• _Problem to solve_
It is required that the lines from the top of the listing through the line with "const yTicks = [2076, 2080, 2084, 2088, 2092];" be reproduced exactly, excluding pictures.

• _Source material_
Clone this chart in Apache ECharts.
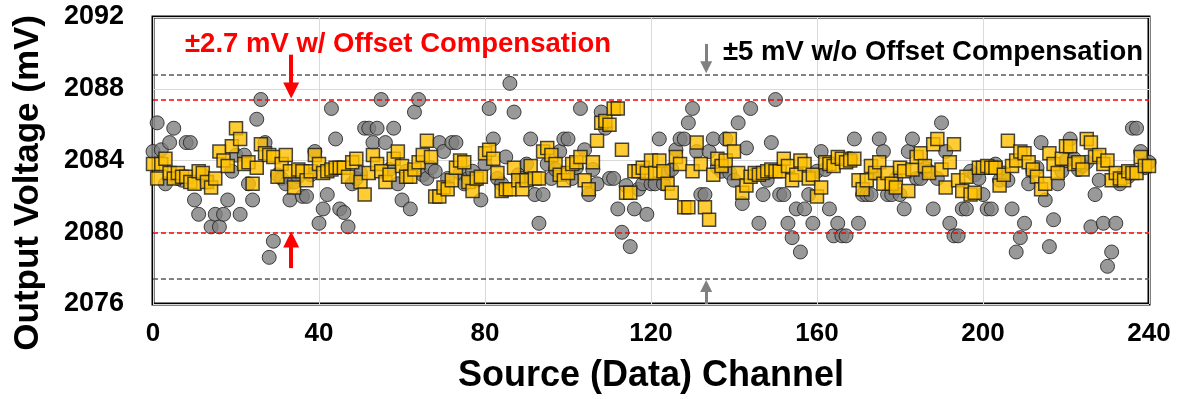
<!DOCTYPE html>
<html>
<head>
<meta charset="utf-8">
<script src="https://cdn.jsdelivr.net/npm/echarts@6/dist/echarts.min.js"></script>
<style>
  html, body { margin: 0; background: #fff; }
  #chart { width: 1177px; height: 399px; }
</style>
</head>
<body>
<div id="chart"></div>
<script>
// axis ticks
const xTicks = [0, 40, 80, 120, 160, 200, 240];
const yTicks = [2076, 2080, 2084, 2088, 2092];

// output voltage per channel (mV), index = channel
const woCompensation = [
  2084.5, 2086.1, 2084.6, 2082.7, 2085.0, 2085.8, 2083.0, 2082.9, 2085.0, 2085.0,
  2081.8, 2081.0, 2083.2, 2082.8, 2080.3, 2081.0, 2080.3, 2081.0, 2081.8, 2083.4,
  2084.3, 2081.0, 2084.3, 2082.7, 2081.8, 2086.3, 2087.4, 2085.0, 2078.6, 2079.5,
  2083.2, 2083.0, 2082.7, 2081.8, 2082.8, 2083.1, 2082.0, 2082.0, 2083.2, 2084.5,
  2080.5, 2081.3, 2082.1, 2086.9, 2085.2, 2081.3, 2081.1, 2080.3, 2082.7, 2083.0,
  2083.3, 2085.8, 2085.8, 2085.0, 2085.8, 2087.4, 2085.0, 2083.5, 2085.8, 2082.7,
  2081.8, 2083.4, 2081.3, 2086.7, 2087.4, 2083.2, 2083.0, 2083.6, 2083.4, 2085.0,
  2084.5, 2083.0, 2085.0, 2085.0, 2083.3, 2082.7, 2083.0, 2083.4, 2082.9, 2081.8,
  2083.8, 2086.9, 2085.2, 2083.0, 2082.7, 2084.2, 2088.3, 2086.7, 2083.2, 2083.0,
  2083.8, 2085.2, 2082.1, 2080.5, 2082.1, 2083.8, 2083.0, 2083.5, 2084.5, 2085.2,
  2085.2, 2083.0, 2083.6, 2086.9, 2084.6, 2082.1, 2083.5, 2082.7, 2086.7, 2085.8,
  2083.0, 2083.0, 2081.3, 2080.0, 2082.6, 2079.2, 2081.3, 2082.4, 2082.7, 2081.0,
  2082.7, 2082.7, 2085.2, 2082.7, 2083.3, 2083.5, 2084.6, 2085.2, 2085.2, 2086.1,
  2086.9, 2084.5, 2082.1, 2082.1, 2084.5, 2085.2, 2083.6, 2083.4, 2085.2, 2083.3,
  2082.9, 2086.1, 2081.6, 2084.7, 2086.9, 2083.2, 2080.5, 2082.1, 2082.9, 2085.0,
  2087.4, 2082.1, 2082.1, 2080.5, 2079.7, 2081.3, 2078.9, 2081.3, 2082.1, 2080.5,
  2083.4, 2084.5, 2083.5, 2081.3, 2079.8, 2080.5, 2079.8, 2079.8, 2084.1, 2085.2,
  2080.5, 2082.1, 2082.1, 2082.1, 2083.3, 2085.2, 2084.5, 2082.1, 2082.1, 2083.0,
  2082.1, 2081.3, 2084.5, 2085.2, 2083.0, 2083.0, 2083.6, 2083.4, 2081.3, 2083.0,
  2086.1, 2084.5, 2080.5, 2079.8, 2079.8, 2081.3, 2081.3, 2083.4, 2083.2, 2083.0,
  2082.1, 2081.3, 2081.3, 2083.8, 2082.9, 2083.3, 2082.9, 2081.3, 2078.9, 2079.7,
  2080.5, 2082.7, 2083.4, 2083.6, 2085.0, 2081.8, 2079.2, 2080.7, 2082.7, 2083.4,
  2084.0, 2085.2, 2084.1, 2083.5, 2083.7, 2083.9, 2080.3, 2082.1, 2082.9, 2080.5,
  2078.1, 2078.9, 2080.5, 2082.7, 2083.3, 2083.1, 2085.8, 2085.8, 2084.5, 2083.6, 2083.9
];

const wCompensation = [
  2083.8, 2083.0, 2083.8, 2084.1, 2083.3, 2083.0, 2083.3, 2083.1, 2083.1, 2082.8,
  2082.7, 2083.4, 2083.3, 2082.8, 2082.5, 2083.0, 2084.5, 2084.0, 2083.7, 2084.8,
  2085.8, 2085.2, 2083.8, 2083.9, 2082.7, 2083.6, 2084.9, 2084.4, 2084.3, 2084.2,
  2083.1, 2083.8, 2084.3, 2083.4, 2082.5, 2083.5, 2083.4, 2082.9, 2083.4, 2084.3,
  2083.8, 2083.3, 2083.4, 2083.5, 2083.6, 2083.6, 2083.6, 2083.1, 2083.9, 2084.1,
  2082.8, 2082.1, 2083.3, 2084.3, 2083.8, 2083.4, 2082.8, 2083.2, 2084.1, 2084.5,
  2083.7, 2083.1, 2083.1, 2083.5, 2083.9, 2084.3, 2085.1, 2084.2, 2082.0, 2082.0,
  2082.5, 2082.4, 2082.9, 2083.6, 2084.0, 2083.9, 2082.8, 2082.3, 2083.0, 2083.1,
  2084.4, 2084.6, 2084.1, 2083.3, 2082.3, 2082.4, 2082.4, 2083.6, 2082.9, 2082.4,
  2082.9, 2083.7, 2083.0, 2083.0, 2084.5, 2084.7, 2084.3, 2083.8, 2083.2, 2082.9,
  2083.3, 2083.8, 2083.9, 2084.2, 2082.9, 2082.4, 2083.9, 2085.1, 2086.1, 2086.2,
  2086.0, 2086.9, 2086.9, 2084.6, 2082.2, 2082.2, 2083.4, 2083.4, 2083.6, 2083.3,
  2084.0, 2083.3, 2084.0, 2083.4, 2082.7, 2082.2, 2084.2, 2083.8, 2081.4, 2081.4,
  2083.4, 2085.0, 2083.8, 2081.4, 2080.7, 2083.2, 2084.1, 2083.7, 2084.0, 2085.2,
  2084.5, 2083.3, 2082.2, 2082.6, 2083.1, 2083.3, 2083.2, 2083.3, 2083.4, 2083.5,
  2083.4, 2083.4, 2084.1, 2083.7, 2082.9, 2083.2, 2084.0, 2083.8, 2083.0, 2083.2,
  2082.0, 2082.5, 2083.9, 2083.8, 2083.7, 2084.2, 2084.1, 2083.9, 2084.0, 2084.1,
  2082.9, 2082.4, 2082.9, 2083.7, 2083.3, 2083.9, 2082.7, 2083.3, 2082.7, 2082.5,
  2083.6, 2083.4, 2082.3, 2083.5, 2084.2, 2084.4, 2083.7, 2083.3, 2084.9, 2085.2,
  2083.5, 2082.5, 2083.9, 2084.9, 2082.9, 2082.3, 2083.1, 2082.1, 2082.2, 2083.6,
  2083.6, 2083.7, 2083.6, 2083.6, 2082.6, 2083.2, 2085.1, 2083.7, 2084.0, 2084.5,
  2084.4, 2083.9, 2083.5, 2083.1, 2082.4, 2082.7, 2084.4, 2083.8, 2083.3, 2084.1,
  2084.8, 2084.8, 2083.8, 2083.9, 2083.5, 2085.2, 2085.0, 2084.2, 2084.3, 2083.8,
  2084.0, 2082.9, 2083.3, 2083.0, 2082.9, 2083.4, 2083.3, 2083.3, 2084.2, 2083.7, 2083.7
];

// dashed spread limits (mV)
const redLimits = [2087.4, 2080.0];
const grayLimits = [2088.8, 2077.4];

// arrows: [channel, from mV, to mV]
const redArrows = [[33.3, 2089.9, 2087.9], [33.3, 2078.0, 2079.6]];
const grayArrows = [[133.3, 2090.5, 2089.2], [133.3, 2076.0, 2077.0]];

const FONT = '"Liberation Sans", Arial, sans-serif';

const toPoints = (values) => values.map((v, i) => [i, v]);

const arrowData = (list, color, width, size) => list.map(([c, from, to]) => [
  { coord: [c, from], symbolSize: size, lineStyle: { color, width, type: 'solid' } },
  { coord: [c, to], symbolSize: size }
]);

const limitData = (list, color) => list.map((y) => ({
  yAxis: y, lineStyle: { color, width: 1.5, type: [5, 3] }
}));

const chart = echarts.init(document.getElementById('chart'), null, { renderer: 'canvas' });

chart.setOption({
  animation: false,
  grid: {
    left: 153, right: 28, top: 17, bottom: 91,
    show: true, borderColor: '#000', borderWidth: 3
  },
  xAxis: {
    type: 'value',
    min: xTicks[0],
    max: xTicks[xTicks.length - 1],
    interval: 40,
    axisLine: { show: false },
    axisTick: { show: false },
    splitLine: { show: true, lineStyle: { color: '#d9d9d9', width: 1 } },
    axisLabel: { color: '#000', fontFamily: FONT, fontWeight: 'bold', fontSize: 26, margin: 17 },
    name: 'Source (Data) Channel',
    nameLocation: 'middle',
    nameGap: 54,
    nameTextStyle: { color: '#000', fontFamily: FONT, fontWeight: 'bold', fontSize: 36 }
  },
  yAxis: {
    type: 'value',
    min: yTicks[0],
    max: yTicks[yTicks.length - 1],
    interval: 4,
    axisLine: { show: false },
    axisTick: { show: false },
    splitLine: { show: true, lineStyle: { color: '#d9d9d9', width: 1 } },
    axisLabel: {
      color: '#000', fontFamily: FONT, fontWeight: 'bold', fontSize: 27, margin: 29,
      formatter: (v) => String(v)
    }
  },
  graphic: [
    {
      type: 'text', left: 185, top: 30, z: 100,
      style: { text: '±2.7 mV w/ Offset Compensation', fill: '#ff0000', font: 'bold 27.5px ' + FONT }
    },
    {
      type: 'text', left: 723, top: 38, z: 100,
      style: { text: '±5 mV w/o Offset Compensation', fill: '#000', font: 'bold 27.5px ' + FONT }
    },
    {
      type: 'text', left: 11, top: 15, z: 100,
      rotation: Math.PI / 2,
      originX: 0, originY: 0,
      style: { text: 'Output Voltage (mV)', fill: '#000', font: 'bold 35px ' + FONT }
    }
  ],
  series: [
    {
      name: 'w/o Offset Compensation',
      type: 'scatter',
      data: toPoints(woCompensation),
      symbol: 'circle',
      symbolSize: 14,
      itemStyle: { color: '#7f7f7f', borderColor: '#1a1a1a', borderWidth: 1 },
      z: 2
    },
    {
      name: 'w/ Offset Compensation',
      type: 'scatter',
      data: toPoints(wCompensation),
      symbol: 'rect',
      symbolSize: 13,
      itemStyle: { color: '#ffc000', borderColor: '#1a1a1a', borderWidth: 1.5 },
      z: 3
    },
    {
      name: 'limits',
      type: 'scatter',
      data: [],
      z: 4,
      markLine: {
        silent: true,
        symbol: ['none', 'none'],
        label: { show: false },
        data: limitData(redLimits, '#ff0000').concat(limitData(grayLimits, '#595959'))
      }
    },
    {
      name: 'arrows',
      type: 'scatter',
      data: [],
      z: 5,
      markLine: {
        silent: true,
        symbol: ['none', 'triangle'],
        label: { show: false },
        data: arrowData(redArrows, '#ff0000', 4, 16).concat(arrowData(grayArrows, '#808080', 3, 12))
      }
    }
  ]
});

window.addEventListener('resize', () => chart.resize());
</script>
</body>
</html>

• _Complete output_
Clone this chart in Apache ECharts.
<!DOCTYPE html>
<html>
<head>
<meta charset="utf-8">
<script src="https://cdn.jsdelivr.net/npm/echarts@6/dist/echarts.min.js"></script>
<style>
  html, body { margin: 0; background: #fff; }
  #chart { width: 1177px; height: 399px; }
</style>
</head>
<body>
<div id="chart"></div>
<script>
// axis ticks
const xTicks = [0, 40, 80, 120, 160, 200, 240];
const yTicks = [2076, 2080, 2084, 2088, 2092];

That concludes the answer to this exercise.